━━━━━ Data block ━━━━━

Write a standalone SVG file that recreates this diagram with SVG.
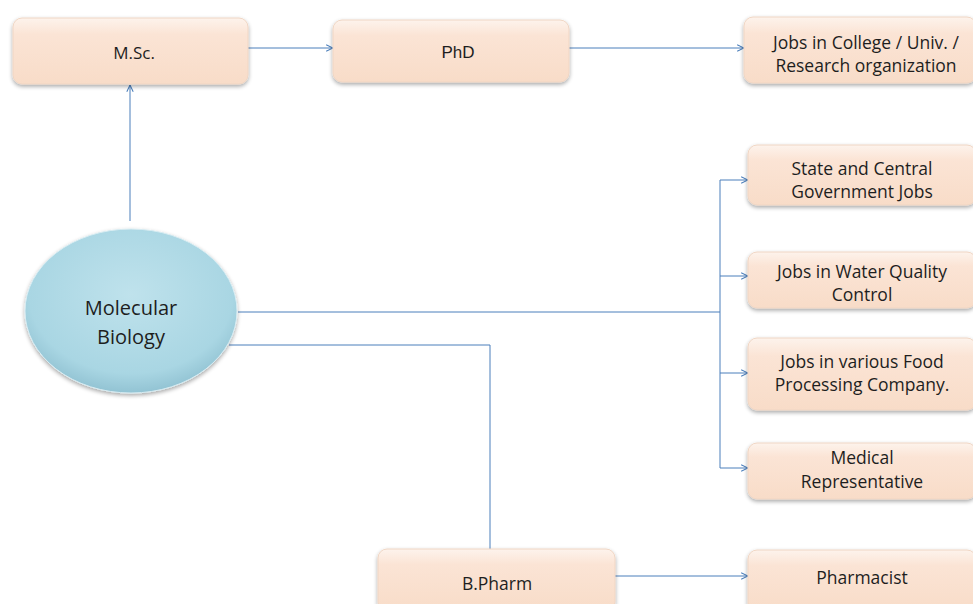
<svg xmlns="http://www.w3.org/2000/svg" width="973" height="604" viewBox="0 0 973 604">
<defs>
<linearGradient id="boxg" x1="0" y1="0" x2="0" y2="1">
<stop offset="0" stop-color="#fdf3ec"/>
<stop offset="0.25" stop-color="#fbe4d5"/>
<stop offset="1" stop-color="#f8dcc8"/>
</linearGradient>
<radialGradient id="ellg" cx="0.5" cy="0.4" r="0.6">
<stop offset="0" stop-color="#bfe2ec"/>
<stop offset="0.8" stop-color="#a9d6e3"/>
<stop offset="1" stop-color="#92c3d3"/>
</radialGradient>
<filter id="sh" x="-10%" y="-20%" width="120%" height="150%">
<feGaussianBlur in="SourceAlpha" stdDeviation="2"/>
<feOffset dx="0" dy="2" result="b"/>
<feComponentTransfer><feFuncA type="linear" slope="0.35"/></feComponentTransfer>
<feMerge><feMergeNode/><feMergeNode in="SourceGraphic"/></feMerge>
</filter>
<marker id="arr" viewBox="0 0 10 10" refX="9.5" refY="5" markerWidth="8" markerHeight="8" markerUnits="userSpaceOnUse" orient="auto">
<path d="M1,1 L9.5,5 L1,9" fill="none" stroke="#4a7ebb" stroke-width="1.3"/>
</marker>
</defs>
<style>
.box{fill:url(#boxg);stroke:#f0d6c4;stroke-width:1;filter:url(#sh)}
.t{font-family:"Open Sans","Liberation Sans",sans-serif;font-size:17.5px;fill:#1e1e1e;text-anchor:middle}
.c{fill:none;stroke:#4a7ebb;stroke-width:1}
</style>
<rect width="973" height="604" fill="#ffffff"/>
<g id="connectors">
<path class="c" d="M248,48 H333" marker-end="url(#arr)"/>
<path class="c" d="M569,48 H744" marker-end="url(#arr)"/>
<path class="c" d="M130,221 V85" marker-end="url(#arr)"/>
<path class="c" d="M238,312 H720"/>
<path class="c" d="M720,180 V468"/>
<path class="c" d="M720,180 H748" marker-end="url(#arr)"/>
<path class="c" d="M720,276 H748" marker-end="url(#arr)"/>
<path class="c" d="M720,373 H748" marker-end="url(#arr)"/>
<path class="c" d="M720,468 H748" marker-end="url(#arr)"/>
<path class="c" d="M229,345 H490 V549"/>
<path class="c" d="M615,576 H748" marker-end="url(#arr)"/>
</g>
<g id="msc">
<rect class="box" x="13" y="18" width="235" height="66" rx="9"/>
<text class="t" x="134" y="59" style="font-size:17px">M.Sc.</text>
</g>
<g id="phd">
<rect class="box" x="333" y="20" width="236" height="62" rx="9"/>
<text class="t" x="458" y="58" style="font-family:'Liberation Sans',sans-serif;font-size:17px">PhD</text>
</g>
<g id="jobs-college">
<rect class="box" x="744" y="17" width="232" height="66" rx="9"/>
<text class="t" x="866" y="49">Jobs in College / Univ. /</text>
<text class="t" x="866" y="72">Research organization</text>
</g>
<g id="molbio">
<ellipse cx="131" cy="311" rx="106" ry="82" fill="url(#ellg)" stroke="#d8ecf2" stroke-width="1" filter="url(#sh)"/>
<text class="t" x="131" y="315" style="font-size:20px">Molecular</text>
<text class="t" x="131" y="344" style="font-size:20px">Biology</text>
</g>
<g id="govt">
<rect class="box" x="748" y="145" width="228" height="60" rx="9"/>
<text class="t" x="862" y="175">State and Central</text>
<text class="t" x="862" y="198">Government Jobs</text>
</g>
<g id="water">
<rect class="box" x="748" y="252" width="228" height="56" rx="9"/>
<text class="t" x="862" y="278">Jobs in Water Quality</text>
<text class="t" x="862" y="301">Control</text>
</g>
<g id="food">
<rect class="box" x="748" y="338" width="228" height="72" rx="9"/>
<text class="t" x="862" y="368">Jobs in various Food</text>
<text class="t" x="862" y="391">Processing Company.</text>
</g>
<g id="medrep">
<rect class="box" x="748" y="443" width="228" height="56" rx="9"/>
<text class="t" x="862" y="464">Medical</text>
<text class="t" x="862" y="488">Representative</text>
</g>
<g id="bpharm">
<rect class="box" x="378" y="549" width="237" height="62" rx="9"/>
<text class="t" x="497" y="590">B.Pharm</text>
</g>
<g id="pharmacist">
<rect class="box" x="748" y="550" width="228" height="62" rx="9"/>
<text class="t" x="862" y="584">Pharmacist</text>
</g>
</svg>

━━━━━

**The task:**
Retype everything in the material word for word, minus pictures.

**Task answer:**
Write a standalone SVG file that recreates this diagram with SVG.
<svg xmlns="http://www.w3.org/2000/svg" width="973" height="604" viewBox="0 0 973 604">
<defs>
<linearGradient id="boxg" x1="0" y1="0" x2="0" y2="1">
<stop offset="0" stop-color="#fdf3ec"/>
<stop offset="0.25" stop-color="#fbe4d5"/>
<stop offset="1" stop-color="#f8dcc8"/>
</linearGradient>
<radialGradient id="ellg" cx="0.5" cy="0.4" r="0.6">
<stop offset="0" stop-color="#bfe2ec"/>
<stop offset="0.8" stop-color="#a9d6e3"/>
<stop offset="1" stop-color="#92c3d3"/>
</radialGradient>
<filter id="sh" x="-10%" y="-20%" width="120%" height="150%">
<feGaussianBlur in="SourceAlpha" stdDeviation="2"/>
<feOffset dx="0" dy="2" result="b"/>
<feComponentTransfer><feFuncA type="linear" slope="0.35"/></feComponentTransfer>
<feMerge><feMergeNode/><feMergeNode in="SourceGraphic"/></feMerge>
</filter>
<marker id="arr" viewBox="0 0 10 10" refX="9.5" refY="5" markerWidth="8" markerHeight="8" markerUnits="userSpaceOnUse" orient="auto">
<path d="M1,1 L9.5,5 L1,9" fill="none" stroke="#4a7ebb" stroke-width="1.3"/>
</marker>
</defs>
<style>
.box{fill:url(#boxg);stroke:#f0d6c4;stroke-width:1;filter:url(#sh)}
.t{font-family:"Open Sans","Liberation Sans",sans-serif;font-size:17.5px;fill:#1e1e1e;text-anchor:middle}
.c{fill:none;stroke:#4a7ebb;stroke-width:1}
</style>
<rect width="973" height="604" fill="#ffffff"/>
<g id="connectors">
<path class="c" d="M248,48 H333" marker-end="url(#arr)"/>
<path class="c" d="M569,48 H744" marker-end="url(#arr)"/>
<path class="c" d="M130,221 V85" marker-end="url(#arr)"/>
<path class="c" d="M238,312 H720"/>
<path class="c" d="M720,180 V468"/>
<path class="c" d="M720,180 H748" marker-end="url(#arr)"/>
<path class="c" d="M720,276 H748" marker-end="url(#arr)"/>
<path class="c" d="M720,373 H748" marker-end="url(#arr)"/>
<path class="c" d="M720,468 H748" marker-end="url(#arr)"/>
<path class="c" d="M229,345 H490 V549"/>
<path class="c" d="M615,576 H748" marker-end="url(#arr)"/>
</g>
<g id="msc">
<rect class="box" x="13" y="18" width="235" height="66" rx="9"/>
<text class="t" x="134" y="59" style="font-size:17px">M.Sc.</text>
</g>
<g id="phd">
<rect class="box" x="333" y="20" width="236" height="62" rx="9"/>
<text class="t" x="458" y="58" style="font-family:'Liberation Sans',sans-serif;font-size:17px">PhD</text>
</g>
<g id="jobs-college">
<rect class="box" x="744" y="17" width="232" height="66" rx="9"/>
<text class="t" x="866" y="49">Jobs in College / Univ. /</text>
<text class="t" x="866" y="72">Research organization</text>
</g>
<g id="molbio">
<ellipse cx="131" cy="311" rx="106" ry="82" fill="url(#ellg)" stroke="#d8ecf2" stroke-width="1" filter="url(#sh)"/>
<text class="t" x="131" y="315" style="font-size:20px">Molecular</text>
<text class="t" x="131" y="344" style="font-size:20px">Biology</text>
</g>
<g id="govt">
<rect class="box" x="748" y="145" width="228" height="60" rx="9"/>
<text class="t" x="862" y="175">State and Central</text>
<text class="t" x="862" y="198">Government Jobs</text>
</g>
<g id="water">
<rect class="box" x="748" y="252" width="228" height="56" rx="9"/>
<text class="t" x="862" y="278">Jobs in Water Quality</text>
<text class="t" x="862" y="301">Control</text>
</g>
<g id="food">
<rect class="box" x="748" y="338" width="228" height="72" rx="9"/>
<text class="t" x="862" y="368">Jobs in various Food</text>
<text class="t" x="862" y="391">Processing Company.</text>
</g>
<g id="medrep">
<rect class="box" x="748" y="443" width="228" height="56" rx="9"/>
<text class="t" x="862" y="464">Medical</text>
<text class="t" x="862" y="488">Representative</text>
</g>
<g id="bpharm">
<rect class="box" x="378" y="549" width="237" height="62" rx="9"/>
<text class="t" x="497" y="590">B.Pharm</text>
</g>
<g id="pharmacist">
<rect class="box" x="748" y="550" width="228" height="62" rx="9"/>
<text class="t" x="862" y="584">Pharmacist</text>
</g>
</svg>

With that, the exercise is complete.